§ **Set task**
In the lines below, output everything from the first line through the line containing "const pair = (xs, ys)" exactly as it is. Pictures are not part of the output.

§ **Material provided**
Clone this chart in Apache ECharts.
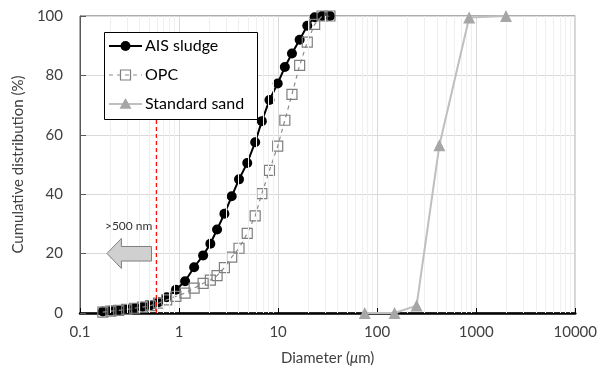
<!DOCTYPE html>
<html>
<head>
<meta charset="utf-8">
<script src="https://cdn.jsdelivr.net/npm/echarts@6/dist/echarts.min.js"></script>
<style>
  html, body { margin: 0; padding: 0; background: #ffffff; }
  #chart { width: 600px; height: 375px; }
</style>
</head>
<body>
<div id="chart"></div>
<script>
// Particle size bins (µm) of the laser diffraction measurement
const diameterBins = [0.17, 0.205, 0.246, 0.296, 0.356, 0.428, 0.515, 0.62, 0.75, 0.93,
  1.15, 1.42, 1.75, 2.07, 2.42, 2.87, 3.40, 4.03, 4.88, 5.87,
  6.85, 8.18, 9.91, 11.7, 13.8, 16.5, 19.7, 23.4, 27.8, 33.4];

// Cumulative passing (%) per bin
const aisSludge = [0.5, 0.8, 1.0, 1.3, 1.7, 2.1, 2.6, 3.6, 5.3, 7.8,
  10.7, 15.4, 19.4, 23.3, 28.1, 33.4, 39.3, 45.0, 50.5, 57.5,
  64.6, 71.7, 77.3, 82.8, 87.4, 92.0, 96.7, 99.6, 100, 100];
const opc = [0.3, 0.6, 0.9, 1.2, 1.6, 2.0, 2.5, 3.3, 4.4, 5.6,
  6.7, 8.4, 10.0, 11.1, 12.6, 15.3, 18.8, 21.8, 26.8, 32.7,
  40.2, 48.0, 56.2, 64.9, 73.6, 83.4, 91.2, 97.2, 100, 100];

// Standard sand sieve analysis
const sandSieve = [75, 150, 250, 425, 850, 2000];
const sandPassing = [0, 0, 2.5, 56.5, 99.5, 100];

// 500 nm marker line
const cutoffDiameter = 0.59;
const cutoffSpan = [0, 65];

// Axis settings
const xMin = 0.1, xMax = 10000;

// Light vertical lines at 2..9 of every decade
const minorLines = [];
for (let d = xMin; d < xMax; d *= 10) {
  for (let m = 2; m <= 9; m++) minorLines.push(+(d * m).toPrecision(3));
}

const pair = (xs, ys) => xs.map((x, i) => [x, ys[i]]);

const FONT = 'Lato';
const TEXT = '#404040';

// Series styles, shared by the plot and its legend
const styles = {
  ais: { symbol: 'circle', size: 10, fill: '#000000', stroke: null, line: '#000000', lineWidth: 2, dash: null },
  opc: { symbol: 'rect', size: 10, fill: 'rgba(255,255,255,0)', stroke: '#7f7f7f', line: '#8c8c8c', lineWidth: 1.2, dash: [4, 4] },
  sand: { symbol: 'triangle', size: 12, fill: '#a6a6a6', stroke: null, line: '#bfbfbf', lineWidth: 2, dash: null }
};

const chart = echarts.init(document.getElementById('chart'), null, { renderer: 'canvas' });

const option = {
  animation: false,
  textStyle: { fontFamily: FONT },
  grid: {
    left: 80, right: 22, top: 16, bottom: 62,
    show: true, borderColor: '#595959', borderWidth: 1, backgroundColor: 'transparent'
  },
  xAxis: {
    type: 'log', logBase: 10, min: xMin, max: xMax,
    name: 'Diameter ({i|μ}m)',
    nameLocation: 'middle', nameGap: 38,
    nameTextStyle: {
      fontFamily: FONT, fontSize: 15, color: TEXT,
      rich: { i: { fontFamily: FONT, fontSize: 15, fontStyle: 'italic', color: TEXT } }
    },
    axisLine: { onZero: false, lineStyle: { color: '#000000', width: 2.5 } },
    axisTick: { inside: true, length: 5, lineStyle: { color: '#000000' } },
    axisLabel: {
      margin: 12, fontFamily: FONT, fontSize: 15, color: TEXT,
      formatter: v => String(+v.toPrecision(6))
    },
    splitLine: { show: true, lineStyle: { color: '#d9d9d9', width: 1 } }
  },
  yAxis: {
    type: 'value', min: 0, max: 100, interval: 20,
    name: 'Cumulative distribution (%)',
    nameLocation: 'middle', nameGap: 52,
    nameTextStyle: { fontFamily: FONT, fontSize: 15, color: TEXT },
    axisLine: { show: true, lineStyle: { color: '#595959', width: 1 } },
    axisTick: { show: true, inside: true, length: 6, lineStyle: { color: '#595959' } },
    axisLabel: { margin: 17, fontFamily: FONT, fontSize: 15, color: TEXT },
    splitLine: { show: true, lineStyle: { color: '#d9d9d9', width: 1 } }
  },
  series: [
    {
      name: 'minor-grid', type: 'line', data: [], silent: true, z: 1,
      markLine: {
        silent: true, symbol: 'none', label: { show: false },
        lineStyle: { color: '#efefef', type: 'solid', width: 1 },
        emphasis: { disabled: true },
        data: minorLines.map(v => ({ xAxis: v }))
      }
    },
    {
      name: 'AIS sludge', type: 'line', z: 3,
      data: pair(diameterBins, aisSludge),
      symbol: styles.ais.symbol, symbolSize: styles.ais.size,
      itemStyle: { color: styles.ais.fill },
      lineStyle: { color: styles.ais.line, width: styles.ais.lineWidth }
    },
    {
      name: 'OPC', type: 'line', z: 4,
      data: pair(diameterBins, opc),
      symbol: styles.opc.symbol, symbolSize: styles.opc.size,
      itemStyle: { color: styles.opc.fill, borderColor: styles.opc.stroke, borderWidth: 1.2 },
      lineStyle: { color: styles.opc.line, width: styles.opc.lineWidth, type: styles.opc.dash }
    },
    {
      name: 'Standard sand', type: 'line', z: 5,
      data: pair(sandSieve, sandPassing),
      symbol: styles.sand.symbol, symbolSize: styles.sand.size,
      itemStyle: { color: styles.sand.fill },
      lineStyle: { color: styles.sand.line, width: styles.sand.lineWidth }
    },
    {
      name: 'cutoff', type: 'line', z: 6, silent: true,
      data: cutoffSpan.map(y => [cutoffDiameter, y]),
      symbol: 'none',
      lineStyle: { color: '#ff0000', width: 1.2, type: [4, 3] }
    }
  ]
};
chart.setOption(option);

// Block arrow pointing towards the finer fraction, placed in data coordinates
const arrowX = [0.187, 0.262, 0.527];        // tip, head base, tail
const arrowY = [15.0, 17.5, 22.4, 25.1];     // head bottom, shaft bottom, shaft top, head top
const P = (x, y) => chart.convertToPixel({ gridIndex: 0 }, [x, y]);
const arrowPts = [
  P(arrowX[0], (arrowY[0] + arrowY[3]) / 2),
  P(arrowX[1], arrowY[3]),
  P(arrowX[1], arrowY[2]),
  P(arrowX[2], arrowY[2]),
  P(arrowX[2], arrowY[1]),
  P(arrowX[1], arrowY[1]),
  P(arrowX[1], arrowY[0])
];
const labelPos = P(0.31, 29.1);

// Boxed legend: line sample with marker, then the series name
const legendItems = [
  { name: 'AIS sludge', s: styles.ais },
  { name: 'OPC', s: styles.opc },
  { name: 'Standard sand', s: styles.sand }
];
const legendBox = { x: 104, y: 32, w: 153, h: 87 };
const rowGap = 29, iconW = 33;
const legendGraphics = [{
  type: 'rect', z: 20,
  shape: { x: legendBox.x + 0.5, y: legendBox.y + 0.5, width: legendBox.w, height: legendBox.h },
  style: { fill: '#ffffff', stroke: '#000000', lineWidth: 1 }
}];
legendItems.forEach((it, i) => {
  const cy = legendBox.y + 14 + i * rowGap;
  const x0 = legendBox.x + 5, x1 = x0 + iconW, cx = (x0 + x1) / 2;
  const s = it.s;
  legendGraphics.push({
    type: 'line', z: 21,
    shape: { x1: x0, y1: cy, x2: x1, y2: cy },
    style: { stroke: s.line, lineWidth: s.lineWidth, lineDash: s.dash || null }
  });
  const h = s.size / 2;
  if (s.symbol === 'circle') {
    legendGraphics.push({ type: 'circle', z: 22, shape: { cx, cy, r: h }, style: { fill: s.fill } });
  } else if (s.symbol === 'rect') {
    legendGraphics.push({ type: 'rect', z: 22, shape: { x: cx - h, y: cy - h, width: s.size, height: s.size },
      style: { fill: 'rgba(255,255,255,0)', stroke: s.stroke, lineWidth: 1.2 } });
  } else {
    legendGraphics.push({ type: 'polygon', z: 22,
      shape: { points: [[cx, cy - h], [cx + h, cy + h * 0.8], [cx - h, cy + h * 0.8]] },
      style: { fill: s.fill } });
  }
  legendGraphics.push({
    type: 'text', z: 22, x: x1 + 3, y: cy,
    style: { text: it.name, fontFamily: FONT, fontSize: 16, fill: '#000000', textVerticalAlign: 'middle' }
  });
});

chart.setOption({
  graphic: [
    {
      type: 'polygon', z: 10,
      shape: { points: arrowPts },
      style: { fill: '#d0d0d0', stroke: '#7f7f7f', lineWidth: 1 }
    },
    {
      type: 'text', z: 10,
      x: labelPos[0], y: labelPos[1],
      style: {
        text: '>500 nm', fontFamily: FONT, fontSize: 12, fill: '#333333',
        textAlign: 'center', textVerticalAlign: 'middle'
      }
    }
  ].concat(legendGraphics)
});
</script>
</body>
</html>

§ **Output for this exercise**
Clone this chart in Apache ECharts.
<!DOCTYPE html>
<html>
<head>
<meta charset="utf-8">
<script src="https://cdn.jsdelivr.net/npm/echarts@6/dist/echarts.min.js"></script>
<style>
  html, body { margin: 0; padding: 0; background: #ffffff; }
  #chart { width: 600px; height: 375px; }
</style>
</head>
<body>
<div id="chart"></div>
<script>
// Particle size bins (µm) of the laser diffraction measurement
const diameterBins = [0.17, 0.205, 0.246, 0.296, 0.356, 0.428, 0.515, 0.62, 0.75, 0.93,
  1.15, 1.42, 1.75, 2.07, 2.42, 2.87, 3.40, 4.03, 4.88, 5.87,
  6.85, 8.18, 9.91, 11.7, 13.8, 16.5, 19.7, 23.4, 27.8, 33.4];

// Cumulative passing (%) per bin
const aisSludge = [0.5, 0.8, 1.0, 1.3, 1.7, 2.1, 2.6, 3.6, 5.3, 7.8,
  10.7, 15.4, 19.4, 23.3, 28.1, 33.4, 39.3, 45.0, 50.5, 57.5,
  64.6, 71.7, 77.3, 82.8, 87.4, 92.0, 96.7, 99.6, 100, 100];
const opc = [0.3, 0.6, 0.9, 1.2, 1.6, 2.0, 2.5, 3.3, 4.4, 5.6,
  6.7, 8.4, 10.0, 11.1, 12.6, 15.3, 18.8, 21.8, 26.8, 32.7,
  40.2, 48.0, 56.2, 64.9, 73.6, 83.4, 91.2, 97.2, 100, 100];

// Standard sand sieve analysis
const sandSieve = [75, 150, 250, 425, 850, 2000];
const sandPassing = [0, 0, 2.5, 56.5, 99.5, 100];

// 500 nm marker line
const cutoffDiameter = 0.59;
const cutoffSpan = [0, 65];

// Axis settings
const xMin = 0.1, xMax = 10000;

// Light vertical lines at 2..9 of every decade
const minorLines = [];
for (let d = xMin; d < xMax; d *= 10) {
  for (let m = 2; m <= 9; m++) minorLines.push(+(d * m).toPrecision(3));
}

const pair = (xs, ys) => xs.map((x, i) => [x, ys[i]]);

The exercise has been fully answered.